I guess you need to also normalize the search string.
but now you can't search for Rézonateur with an accent
If you combined both the normalized and original string in the hidden column you could search for both
I guess you need to also normalize the search string
You could absolutely, but personally, if I typed an Ö I wouldn't expect it to match O
If you combined both the normalized and original string in the hidden column you could search for both
m_sourceModel.setItem( row, 2, new QStandardItem(normalized + name));
Oh, its basic string concatenation. Got it!
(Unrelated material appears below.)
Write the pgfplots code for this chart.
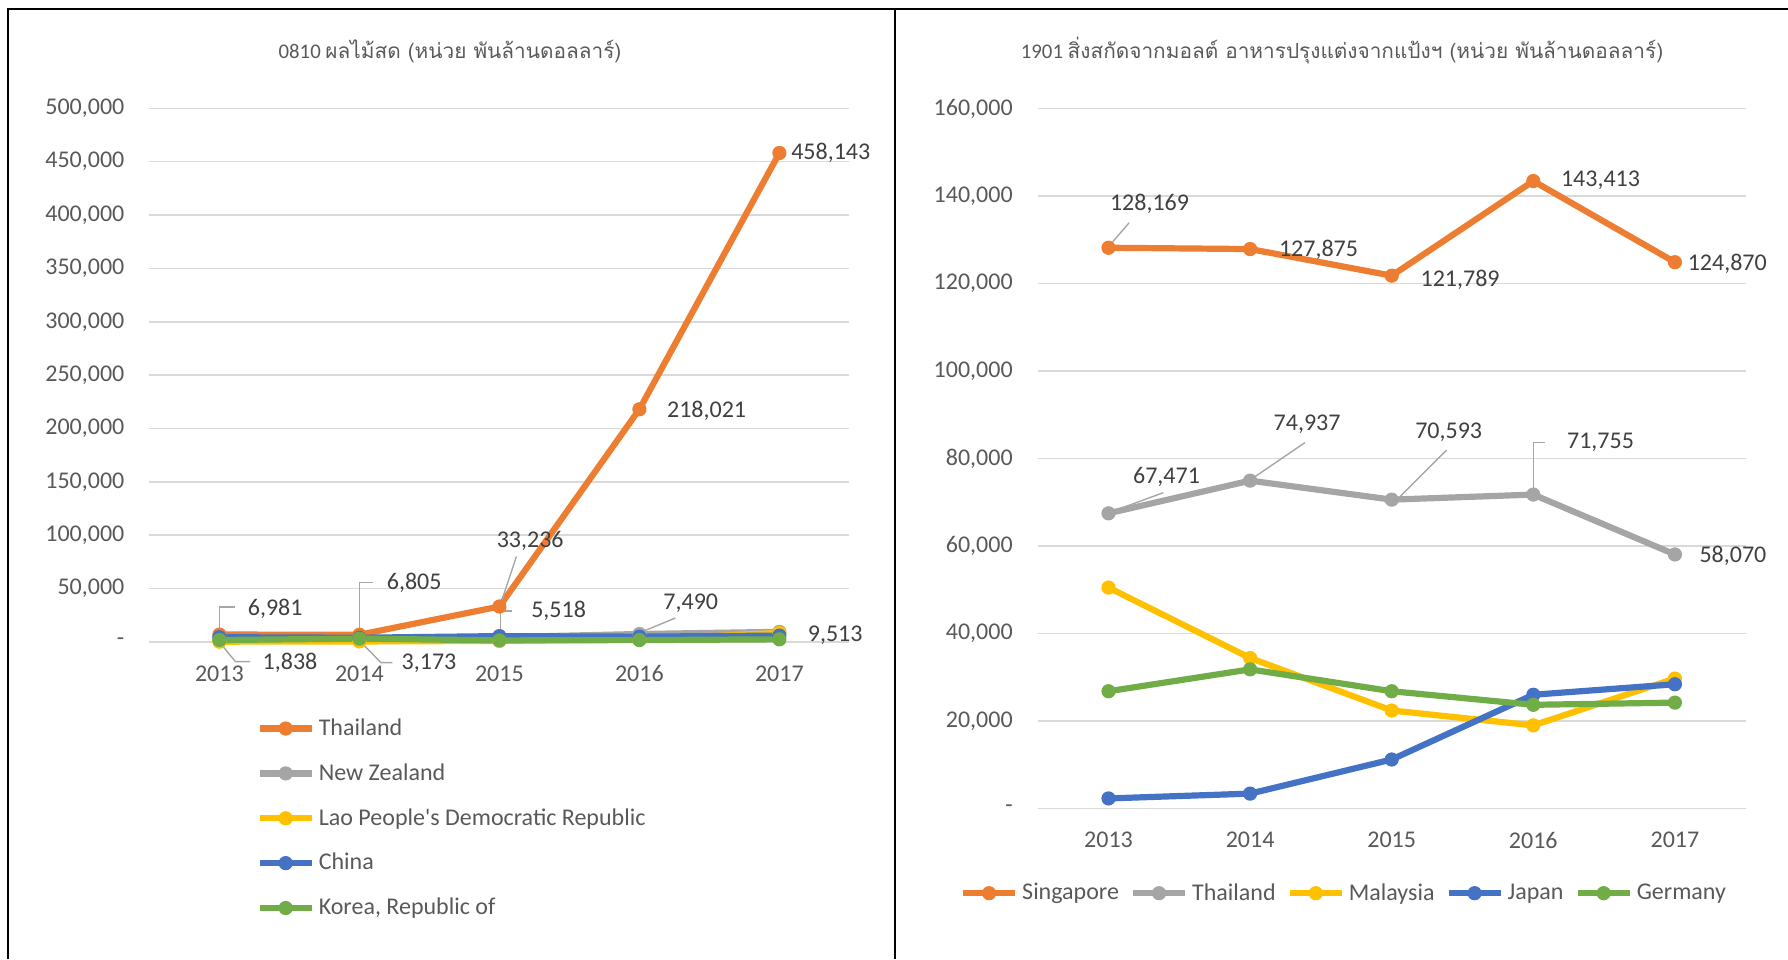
\documentclass[border=0pt]{standalone}
\usepackage{pgfplots}
\pgfplotsset{compat=1.18}
\usepackage{fontspec}
\setmainfont{Carlito}
\newfontfamily\thaifont[Script=Thai]{Loma}
\definecolor{cOr}{HTML}{ED7D31}
\definecolor{cGr}{HTML}{A5A5A5}
\definecolor{cYe}{HTML}{FFC000}
\definecolor{cBl}{HTML}{4472C4}
\definecolor{cGn}{HTML}{70AD47}
\definecolor{gridc}{HTML}{D9D9D9}
\definecolor{labc}{HTML}{595959}
\definecolor{datc}{HTML}{404040}
\definecolor{leadc}{HTML}{A6A6A6}
\newcommand\fs{\fontsize{12}{14}\selectfont}
\tikzset{
  dl/.style={font=\fs, text=datc, inner sep=1pt},
  ld/.style={draw=leadc, line width=0.7pt},
}
\pgfplotsset{
  excel/.style={
    scale only axis, anchor=south west,
    xmin=-0.5, xmax=4.5, ymin=0,
    scaled y ticks=false,
    xtick={0,1,2,3,4}, xticklabels={2013,2014,2015,2016,2017},
    axis line style={draw=none}, tick style={draw=none}, major tick length=0pt,
    ymajorgrids, grid style={line width=0.8pt, gridc},
    tick label style={font=\fs, text=labc},
    yticklabel style={xshift=-9pt},
    xticklabel style={yshift=-8.3pt},
    clip=false,
    legend style={draw=none, fill=none, font=\fs, text=labc},
    legend image code/.code={\draw[##1, mark repeat=2, mark phase=2] plot coordinates {(0pt,0pt) (13pt,0pt) (26pt,0pt)};},
    every axis plot/.append style={line width=3.1pt, mark=*, mark size=3.3pt, line join=round, mark options={solid, line width=0.5pt}},
  },
}
\begin{document}
\begin{tikzpicture}
\useasboundingbox (0,0) rectangle (894pt,479.5pt);
\draw[line width=1.2pt] (4pt,0) -- (4pt,475pt) -- (894pt,475pt);
\draw[line width=1.2pt] (447.5pt,0) -- (447.5pt,475pt);
\node[text=labc, font=\fontsize{10.4}{12}\selectfont] at (225pt,454pt) {0810 {\thaifont ผลไม้สด (หน่วย พันล้านดอลลาร์)}};
\node[text=labc, font=\fontsize{10.4}{12}\selectfont] at (671pt,454pt) {1901 {\thaifont สิ่งสกัดจากมอลต์ อาหารปรุงแต่งจากแป้งฯ (หน่วย พันล้านดอลลาร์)}};

% ---------------- Left chart ----------------
\begin{axis}[excel, at={(74.7pt,158.5pt)}, width=350pt, height=266.85pt,
  ymax=500000, ytick={0,50000,100000,150000,200000,250000,300000,350000,400000,450000,500000},
  yticklabels={{-\hspace{7pt}},{50,000},{100,000},{150,000},{200,000},{250,000},{300,000},{350,000},{400,000},{450,000},{500,000}},
  legend style={at={(0.144,-0.128)}, anchor=north west, row sep=8.6pt}, legend cell align=left]
\addplot[cOr] coordinates {(0,6981) (1,6805) (2,33236) (3,218021) (4,458143)};
\addlegendentry{Thailand}
\addplot[cGr] coordinates {(0,3000) (1,3200) (2,4500) (3,7490) (4,9513)};
\addlegendentry{New Zealand}
\addplot[cYe] coordinates {(0,300) (1,500) (2,1000) (3,2500) (4,8500)};
\addlegendentry{Lao People\textquotesingle s Democratic Republic}
\addplot[cBl] coordinates {(0,4500) (1,4000) (2,5518) (3,5000) (4,6000)};
\addlegendentry{China}
\addplot[cGn] coordinates {(0,1838) (1,3173) (2,1500) (3,1800) (4,2500)};
\addlegendentry{Korea, Republic of}
% data labels
\node[dl, xshift=27.9pt, yshift=13.1pt] at (axis cs:0,6981) {6,981};
\draw[ld] (axis cs:0,6981) ++(0pt,3pt) -- ++(0pt,10.7pt) -- ++(8pt,0pt);
\node[dl, xshift=27.4pt, yshift=25.7pt] at (axis cs:1,6805) {6,805};
\draw[ld] (axis cs:1,6805) ++(0pt,3pt) -- ++(0pt,23.2pt) -- ++(6.8pt,0pt);
\node[dl, xshift=15.4pt, yshift=33pt] at (axis cs:2,33236) {33,236};
\draw[ld] (axis cs:2,33236) ++(0.5pt,1pt) -- ++(8pt,24pt);
\node[dl, xshift=33.6pt, yshift=-0.6pt] at (axis cs:3,218021) {218,021};
\node[dl, xshift=25.7pt, yshift=0pt] at (axis cs:4,458143) {458,143};
\node[dl, xshift=29.6pt, yshift=12.5pt] at (axis cs:2,5518) {5,518};
\draw[ld] (axis cs:2,5518) ++(0.5pt,3pt) -- ++(0pt,9.5pt) -- ++(6pt,0pt);
\node[dl, xshift=25.7pt, yshift=15.4pt] at (axis cs:3,7490) {7,490};
\draw[ld] (axis cs:3,7490) ++(1pt,1pt) -- ++(17pt,7pt);
\node[dl, xshift=27.9pt, yshift=-1.7pt] at (axis cs:4,9513) {9,513};
\node[dl, xshift=35.3pt, yshift=-11.4pt] at (axis cs:0,1838) {1,838};
\draw[ld] (axis cs:0,1838) ++(0pt,-1pt) -- ++(8pt,-9.8pt) -- ++(7.4pt,0pt);
\node[dl, xshift=34.8pt, yshift=-12.5pt] at (axis cs:1,3173) {3,173};
\draw[ld] (axis cs:1,3173) ++(0pt,-1pt) -- ++(10.8pt,-11pt) -- ++(5.7pt,0pt);
\end{axis}

% ---------------- Right chart ----------------
\begin{axis}[excel, at={(518.85pt,75.25pt)}, width=354pt, height=350pt,
  ymax=160000, ytick={0,20000,40000,60000,80000,100000,120000,140000,160000},
  yticklabels={{-\hspace{7pt}},{20,000},{40,000},{60,000},{80,000},{100,000},{120,000},{140,000},{160,000}},
  legend style={at={(0.434,-0.121)}, anchor=center, /tikz/every even column/.append style={column sep=3.5pt}},
  legend columns=5]
\addplot[cOr] coordinates {(0,128169) (1,127875) (2,121789) (3,143413) (4,124870)};
\addlegendentry{Singapore}
\addplot[cGr] coordinates {(0,67471) (1,74937) (2,70593) (3,71755) (4,58070)};
\addlegendentry{Thailand}
\addplot[cYe] coordinates {(0,50500) (1,34400) (2,22400) (3,19000) (4,29700)};
\addlegendentry{Malaysia}
\addplot[cBl] coordinates {(0,2300) (1,3400) (2,11200) (3,26000) (4,28400)};
\addlegendentry{Japan}
\addplot[cGn] coordinates {(0,26800) (1,31800) (2,26800) (3,23700) (4,24200)};
\addlegendentry{Germany}
\node[dl, xshift=20.5pt, yshift=22.2pt] at (axis cs:0,128169) {128,169};
\draw[ld] (axis cs:0,128169) ++(1pt,1.7pt) -- ++(9.3pt,10.8pt);
\node[dl, xshift=34.2pt, yshift=-0.6pt] at (axis cs:1,127875) {127,875};
\node[dl, xshift=34.2pt, yshift=-2pt] at (axis cs:2,121789) {121,789};
\node[dl, xshift=33.6pt, yshift=0.4pt] at (axis cs:3,143413) {143,413};
\node[dl, xshift=26.2pt, yshift=-0.6pt] at (axis cs:4,124870) {124,870};
\node[dl, xshift=29pt, yshift=18.2pt] at (axis cs:0,67471) {67,471};
\draw[ld] (axis cs:0,67471) ++(2pt,1pt) -- ++(25.4pt,9.3pt);
\node[dl, xshift=28.5pt, yshift=28.2pt] at (axis cs:1,74937) {74,937};
\draw[ld] (axis cs:1,74937) ++(1pt,1pt) -- ++(26.4pt,18pt);
\node[dl, xshift=28.5pt, yshift=33.7pt] at (axis cs:2,70593) {70,593};
\draw[ld] (axis cs:2,70593) ++(4pt,1.4pt) -- ++(23.4pt,23.4pt);
\node[dl, xshift=33.6pt, yshift=26pt] at (axis cs:3,71755) {71,755};
\draw[ld] (axis cs:3,71755) ++(0pt,2pt) -- ++(0pt,24pt) -- ++(6pt,0pt);
\node[dl, xshift=29pt, yshift=-0.5pt] at (axis cs:4,58070) {58,070};
\end{axis}
\end{tikzpicture}
\end{document}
You could absolutely, but personally, if I typed an Ö I wouldn't expect it to match O
No, but you wouldn't expect O to match Ö either. The things around French vowels you can (probably) just discard in the search but not the Swedish ones. It's a pretty tricky problem. I find it tempting to just let it be and forward it up-stream. Change the name of the plugins in the LV2 .ttl file, should a problem of this type arise.
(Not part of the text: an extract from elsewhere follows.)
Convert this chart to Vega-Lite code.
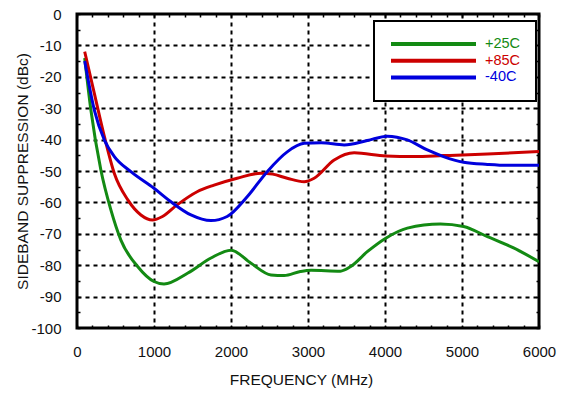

No, but you wouldn't expect O to match Ö either.
Please allow me to humbly disagree. If there's a plugin collection called "björn collective", I'd expect this to match "bjorn". I'm not sure how much sense this makes in the native language, but for languages that don't use umlat, it's quite common, e.g. https://www.google.com/search?q=bjork
Please allow me to humbly disagree. If there's a plugin collection called "björn collective", I'd expect this to match "bjorn". I'm not sure how much sense this makes in the native language,
Yeah, maybye. The more I've looked into this the more unsure I've become on what needs to be done. PS. I'm not going to pull anything from here because I don't feel on top of the issue.